• _What is expected_:
Starting from the top of the material, restate each line exactly until the line that contains "(mbase) at (429.5,218.5)", which is also copied. Pictures are excluded.

***** Raw data

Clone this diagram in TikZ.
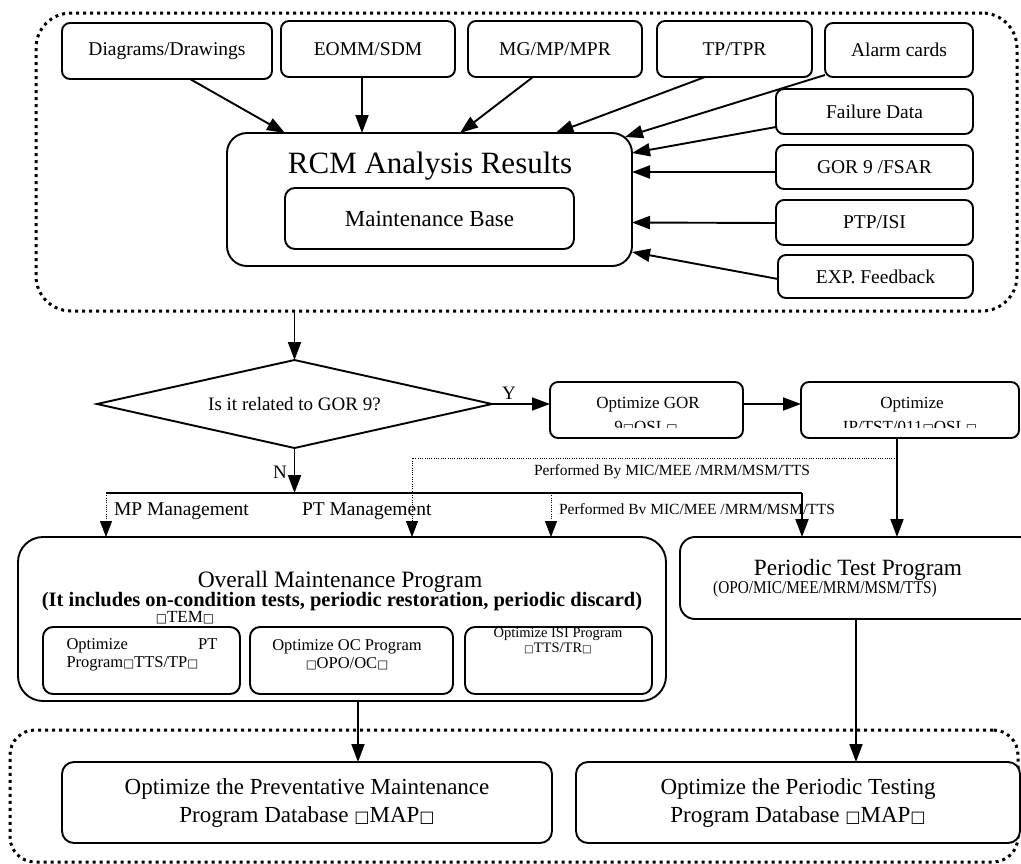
\documentclass[tikz,border=0pt]{standalone}
\usepackage{fontspec}
\setmainfont{Liberation Serif}
\newfontfamily\boxglyphfont{DejaVu Sans}
\usetikzlibrary{arrows.meta,shapes.geometric,calc}
\newcommand{\bx}{{\boxglyphfont\scalebox{0.7}{\char"25A1}}}
\newcommand{\fsz}[2]{\fontsize{#1}{#2}\selectfont}

\begin{document}
\begin{tikzpicture}[x=1pt,y=-1pt,
  every node/.style={inner sep=0pt,outer sep=0pt},
  box/.style={draw,line width=1.9pt,rounded corners=#1,fill=white,align=center},
  box/.default=8pt,
  tb/.style={box,font=\fsz{19.5}{23}},
  dotframe/.style={draw,line width=3pt,dash pattern=on 3pt off 4pt,rounded corners=#1},
  dotframe/.default=35pt,
  arr/.style={line width=1.9pt,-{Triangle[length=18pt,width=13pt]}},
  darr/.style={line width=0.9pt,dash pattern=on 1pt off 1.3pt,-{Triangle[length=16pt,width=12pt]}},
  busline/.style={line width=1.9pt},
  small/.style={font=\fsz{15.5}{18}}]

\fill[white] (0,0) rectangle (1021,863);
\useasboundingbox (0,0) rectangle (1021,863);
\clip (0,0) rectangle (1021,863);

% ---------- sources of the RCM analysis ----------
\node[dotframe=35pt,minimum width=981,minimum height=298] (topframe) at (526.5,162) {};

\node[tb,minimum width=210,minimum height=56] (diag) at (167,51) {Diagrams/Drawings};
\node[tb,minimum width=174,minimum height=56] (eomm) at (368,49) {EOMM/SDM};
\node[tb,minimum width=174,minimum height=56] (mg) at (555,49) {MG/MP/MPR};
\node[tb,minimum width=155,minimum height=56] (tp) at (734.5,49) {TP/TPR};
\node[tb,minimum width=148,minimum height=54] (alarm) at (899,50) {Alarm cards};
\node[tb,minimum width=197,minimum height=45] (fail) at (874.5,111.5) {Failure Data};
\node[tb,minimum width=197,minimum height=44] (gorf) at (874.5,167) {GOR 9 /FSAR};
\node[tb,minimum width=197,minimum height=45] (ptpisi) at (874.5,222.5) {PTP/ISI};
\node[tb,minimum width=195,minimum height=43] (exp) at (875.5,276.5) {EXP. Feedback};

\node[box=20pt,minimum width=405,minimum height=133] (rcm) at (429.5,199.5) {};
\node[font=\fsz{31}{36}] (rcmtitle) at (430,166) {RCM Analysis Results};
\node[box=10pt,minimum width=289,minimum height=61,font=\fsz{23}{27}] (mbase) at (429.5,218.5) {Maintenance Base};

\draw[arr] ($(diag.south)+(23,0)$) -- ($(rcm.north)+(-144.5,0)$);
\draw[arr] ($(eomm.south)+(-6,0)$) -- ($(rcm.north)+(-67.5,0)$);
\draw[arr] ($(mg.south)+(-22,0)$) -- ($(rcm.north)+(30.5,0)$);
\draw[arr] ($(tp.south)+(-29.5,0)$) -- ($(rcm.north)+(126,0)$);
\draw[arr] ($(alarm.south west)+(0,-2)$) -- ($(rcm.north east)+(-7,4)$);
\draw[arr] ($(fail.west)+(0,15.5)$) -- ($(rcm.east)+(0,-46.5)$);
\draw[arr] ($(gorf.west)+(0,5)$) -- ($(rcm.east)+(0,-27.5)$);
\draw[arr] ($(ptpisi.west)+(0,0.5)$) -- ($(rcm.east)+(0,23)$);
\draw[arr] ($(exp.west)+(0,2.5)$) -- ($(rcm.east)+(0,52.5)$);

% ---------- decision ----------
\node[draw,line width=1.9pt,shape=diamond,aspect=4.5,minimum width=395,minimum height=88,
      font=\fsz{19}{22}] (dec) at (294.5,404) {Is it related to GOR 9?};
\draw[arr] (topframe.south -| dec.north) -- (dec.north);

\node[box=8pt,minimum width=193,minimum height=56] (gor9) at (646.5,410) {};
\node[font=\fsz{17}{20}] (gor9t) at (648,405) {Optimize GOR};
\node[box=8pt,minimum width=218,minimum height=56] (ip) at (910,410) {};
\node[font=\fsz{17}{20}] (ipt) at (912,405) {Optimize};
\begin{scope}
  \clip (540,380) rectangle (1021,427.5);
  \node[font=\fsz{17}{20},anchor=base] (gor9u) at (646,432) {9\bx OSL\bx};
  \node[font=\fsz{17}{20},anchor=base] (ipu) at (910,432) {IP/TST/011\bx OSL\bx};
\end{scope}

\draw[arr] (dec.east) -- (dec.east -| gor9.west);
\node[font=\fsz{19}{22}] (ylab) at (509,393) {Y};
\draw[arr] ($(gor9.east)+(0,-6)$) -- ($(ip.west)+(0,-6)$);

% ---------- programs ----------
\node[box=25pt,minimum width=648,minimum height=164] (ovr) at (342,619) {};
\node[box=15pt,minimum width=355,minimum height=82] (ptprog) at (857.5,578) {};

\coordinate (ipdown) at ($(ip.south)+(-13,0)$);
\draw[arr] (ipdown) -- (ipdown |- ptprog.north);

\coordinate (busL) at (106,493);
\coordinate (busM) at (551,493);
\coordinate (busR) at (802,493);
\draw[busline] (busL) -- (busR);
\draw[arr] (dec.south) -- (dec.south |- busL);
\node[font=\fsz{19}{22}] (nlab) at (280,472) {N};
\draw[arr] (busR) -- (busR |- ptprog.north);
\draw[darr] (busL) -- (busL |- ovr.north);
\draw[darr] (busM) -- (busM |- ovr.north);

\coordinate (pj) at ($(ipdown)+(0,20)$);
\coordinate (pk) at (412,458);
\draw[darr] (pj) -- (pk) -- (pk |- ovr.north);

\node[small,anchor=west] (perf1) at (534,472) {Performed By MIC/MEE /MRM/MSM/TTS};
\node[small,anchor=west] (perf2) at (559,509) {Performed Bv MIC/MEE /MRM/MSM/TTS};
\node[font=\fsz{19.5}{23},anchor=west] (mpm) at (114,511) {MP Management};
\node[font=\fsz{19.5}{23},anchor=west] (ptm) at (302,511) {PT Management};

\node[font=\fsz{23.5}{27}] (ovrt) at (340,582) {Overall Maintenance Program};
\node[font=\fsz{20.5}{24}\bfseries] (ovrb) at (342,602) {(It includes on-condition tests, periodic restoration, periodic discard)};
\node[font=\fsz{17}{20}] (tem) at (185,618) {\bx TEM\bx};

\node[box=10pt,minimum width=197,minimum height=67] (ptin) at (141.5,660.5) {};
\node[font=\fsz{16.5}{18},text width=151,align=left] (ptint) at (142,655)
  {Optimize\hfill PT\\Program\bx TTS/TP\bx};
\node[box=10pt,minimum width=203,minimum height=67] (ocin) at (351.5,660.5) {};
\node[font=\fsz{16.5}{18},align=center] (ocint) at (347,655) {Optimize OC Program\\\bx OPO/OC\bx};
\node[box=10pt,minimum width=187,minimum height=67] (isin) at (558.5,660.5) {};
\node[font=\fsz{14.5}{15.5},align=center] (isint) at (558,641) {Optimize ISI Program\\\bx TTS/TR\bx};

\node[font=\fsz{23.3}{27},anchor=base] (ptpt) at (858,575) {Periodic Test Program};
\node[font=\fsz{18}{21},anchor=base] (ptps) at (825,593) {\scalebox{0.85}[1]{(OPO/MIC/MEE/MRM/MSM/TTS)}};

% ---------- databases ----------
\node[dotframe=25pt,minimum width=1008,minimum height=132] (botframe) at (514,796) {};
\node[box=12pt,minimum width=490,minimum height=81,font=\fsz{23}{28}] (pmdb) at (307,802.5)
  {Optimize the Preventative Maintenance\\Program Database \bx MAP\bx};
\node[box=12pt,minimum width=444,minimum height=81,font=\fsz{23}{28}] (ptdb) at (798,802.5)
  {Optimize the Periodic Testing\\Program Database \bx MAP\bx};

\coordinate (od) at ($(ovr.south)+(16,0)$);
\draw[arr] (od) -- (od |- pmdb.north);
\coordinate (pd) at ($(ptprog.south)+(-1.5,0)$);
\draw[arr] (pd) -- (pd |- ptdb.north);

\end{tikzpicture}
\end{document}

**********

• _Result_:
Clone this diagram in TikZ.
\documentclass[tikz,border=0pt]{standalone}
\usepackage{fontspec}
\setmainfont{Liberation Serif}
\newfontfamily\boxglyphfont{DejaVu Sans}
\usetikzlibrary{arrows.meta,shapes.geometric,calc}
\newcommand{\bx}{{\boxglyphfont\scalebox{0.7}{\char"25A1}}}
\newcommand{\fsz}[2]{\fontsize{#1}{#2}\selectfont}

\begin{document}
\begin{tikzpicture}[x=1pt,y=-1pt,
  every node/.style={inner sep=0pt,outer sep=0pt},
  box/.style={draw,line width=1.9pt,rounded corners=#1,fill=white,align=center},
  box/.default=8pt,
  tb/.style={box,font=\fsz{19.5}{23}},
  dotframe/.style={draw,line width=3pt,dash pattern=on 3pt off 4pt,rounded corners=#1},
  dotframe/.default=35pt,
  arr/.style={line width=1.9pt,-{Triangle[length=18pt,width=13pt]}},
  darr/.style={line width=0.9pt,dash pattern=on 1pt off 1.3pt,-{Triangle[length=16pt,width=12pt]}},
  busline/.style={line width=1.9pt},
  small/.style={font=\fsz{15.5}{18}}]

\fill[white] (0,0) rectangle (1021,863);
\useasboundingbox (0,0) rectangle (1021,863);
\clip (0,0) rectangle (1021,863);

% ---------- sources of the RCM analysis ----------
\node[dotframe=35pt,minimum width=981,minimum height=298] (topframe) at (526.5,162) {};

\node[tb,minimum width=210,minimum height=56] (diag) at (167,51) {Diagrams/Drawings};
\node[tb,minimum width=174,minimum height=56] (eomm) at (368,49) {EOMM/SDM};
\node[tb,minimum width=174,minimum height=56] (mg) at (555,49) {MG/MP/MPR};
\node[tb,minimum width=155,minimum height=56] (tp) at (734.5,49) {TP/TPR};
\node[tb,minimum width=148,minimum height=54] (alarm) at (899,50) {Alarm cards};
\node[tb,minimum width=197,minimum height=45] (fail) at (874.5,111.5) {Failure Data};
\node[tb,minimum width=197,minimum height=44] (gorf) at (874.5,167) {GOR 9 /FSAR};
\node[tb,minimum width=197,minimum height=45] (ptpisi) at (874.5,222.5) {PTP/ISI};
\node[tb,minimum width=195,minimum height=43] (exp) at (875.5,276.5) {EXP. Feedback};

\node[box=20pt,minimum width=405,minimum height=133] (rcm) at (429.5,199.5) {};
\node[font=\fsz{31}{36}] (rcmtitle) at (430,166) {RCM Analysis Results};
\node[box=10pt,minimum width=289,minimum height=61,font=\fsz{23}{27}] (mbase) at (429.5,218.5) {Maintenance Base};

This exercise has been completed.